To address these issues, consider automating validation checks, implementing real-time monitoring, setting up automated collection workflows, and maintaining clear documentation of processes.
Cole Corbin, Senior Director of Fund Analytics and Reporting Services at Alvarez & Marsal, also emphasizes the need for a thorough approach:
"If you haven't taken a close look at the state of your data, you may not really understand the problems you have. We've seen all kinds of issues, from major integrity problems to cases where like-for-like comparisons were not being done right."
In short, ensuring strong data quality is a must before determining how much to rely on AI versus human analysis.
When to Use AI vs Human Judgment
AI excels at routine tasks like data processing and pattern recognition.

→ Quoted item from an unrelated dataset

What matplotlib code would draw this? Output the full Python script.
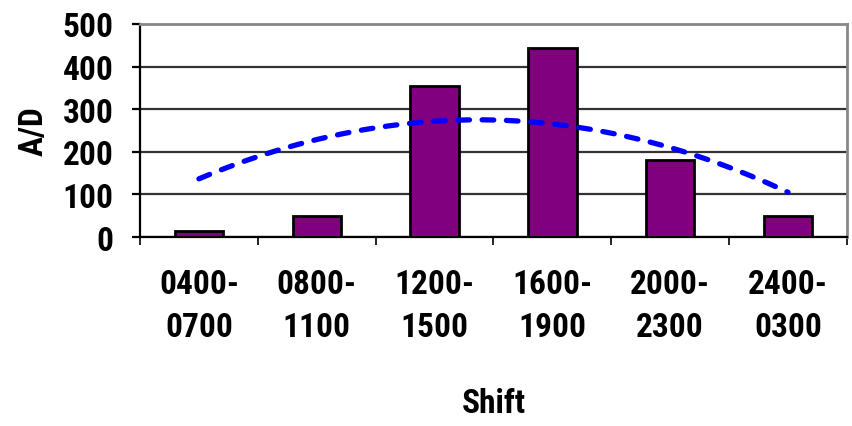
import numpy as np
import matplotlib
matplotlib.use("Agg")
import matplotlib.pyplot as plt
from matplotlib import font_manager as fm

shifts = ["0400-\n0700", "0800-\n1100", "1200-\n1500", "1600-\n1900", "2000-\n2300", "2400-\n0300"]
ad_counts = [15, 50, 355, 443, 180, 50]
trend_values = [136, 230, 271, 265, 210, 105]
y_ticks = [0, 100, 200, 300, 400, 500]

installed = {f.name for f in fm.fontManager.ttflist}
preferred = ["Arial Narrow", "Liberation Sans Narrow", "Roboto Condensed", "Archivo Narrow",
             "PT Sans Narrow", "Pragati Narrow", "Liberation Sans"]
family = next(f for f in preferred if f in installed)
plt.rcParams["font.family"] = [family, "DejaVu Sans"]

fig = plt.figure(figsize=(8.52, 4.27), dpi=100)
ax = fig.add_axes([0.1643, 0.4426, 0.8298, 0.4989])

x = np.arange(1, len(ad_counts) + 1)
ax.bar(x, ad_counts, width=0.41, color="#800080", edgecolor="black", linewidth=2, zorder=3)

# second-order trend curve through the trend series
coef = np.polyfit(x, trend_values, 2)
xs = np.linspace(x[0], x[-1], 200)
ax.plot(xs, np.polyval(coef, xs), color="#0000FF", linewidth=3.8,
        linestyle=(0, (2.2, 2.4)), dash_capstyle="round", zorder=4)

ax.set_xlim(0.5, len(ad_counts) + 0.5)
ax.set_ylim(0, 500)
ax.set_yticks(y_ticks)
ax.yaxis.grid(True, color="#333333", linewidth=1.6, zorder=1)
ax.set_axisbelow(True)

fs = 24
ax.set_xticks(x)
ax.set_xticklabels(shifts, fontsize=fs, fontweight="bold", linespacing=1.45)
ax.set_xticks(np.arange(0.5, len(ad_counts) + 1, 1), minor=True)
ax.tick_params(axis="x", which="major", length=0, pad=22)
ax.tick_params(axis="x", which="minor", length=6, width=1.2, direction="out")
ax.tick_params(axis="y", length=6, width=1.6, direction="out", pad=13)
for lbl in ax.get_yticklabels():
    lbl.set_fontsize(fs)
    lbl.set_fontweight("bold")

for side in ("top", "right"):
    ax.spines[side].set_color("#888888")
    ax.spines[side].set_linewidth(2)
ax.spines["left"].set_color("black")
ax.spines["left"].set_linewidth(1.6)
ax.spines["bottom"].set_color("black")
ax.spines["bottom"].set_linewidth(1.6)

ax.set_ylabel("A/D", fontsize=fs, fontweight="bold", labelpad=9)
ax.set_xlabel("Shift", fontsize=fs, fontweight="bold", labelpad=32)

fig.savefig("out.png", dpi=100)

However, human expertise is still necessary for areas like long-term strategy, navigating complex market conditions, addressing unique financial situations, and interpreting regulations .
A combined approach works best. Let AI handle repetitive tasks such as data processing, real-time monitoring, and performance tracking. Meanwhile, human experts can focus on strategic planning, risk assessment, regulatory compliance, and nuanced decision-making. This partnership between AI's computational speed and human insight ensures more effective and forward-thinking portfolio management .
Conclusion: Making AI Work for Your Portfolio
AI is reshaping how multi-account management is handled by automating complex analysis while still allowing for human oversight. This shift introduces a more integrated way to approach portfolio management.
Modern AI tools can analyze market data in real-time, adjust asset allocations automatically, and flag potential risks. They help reduce human bias and ensure consistent investment strategies across multiple accounts .
A great example of this is Mezzi, a platform that consolidates account management while offering real-time AI-driven insights. These features include tax optimization and lowering fees, showcasing how AI can simplify and improve portfolio management.
The key to success is finding the right balance between AI efficiency and human judgment. AI is excellent at processing data and spotting patterns, but investment professionals are still needed to interpret these insights within the broader market landscape . This combination of technical precision and strategic thinking is essential for achieving the best outcomes.
Using AI for portfolio analysis brings several benefits, including:
- Improved risk assessment and trend analysis
- Automatic alignment of portfolios with investment goals
- Lower operational costs through automation
The future of portfolio management lies in blending advanced AI tools with human expertise. By adopting this balanced approach, investors can stay in control while working toward their financial goals more effectively.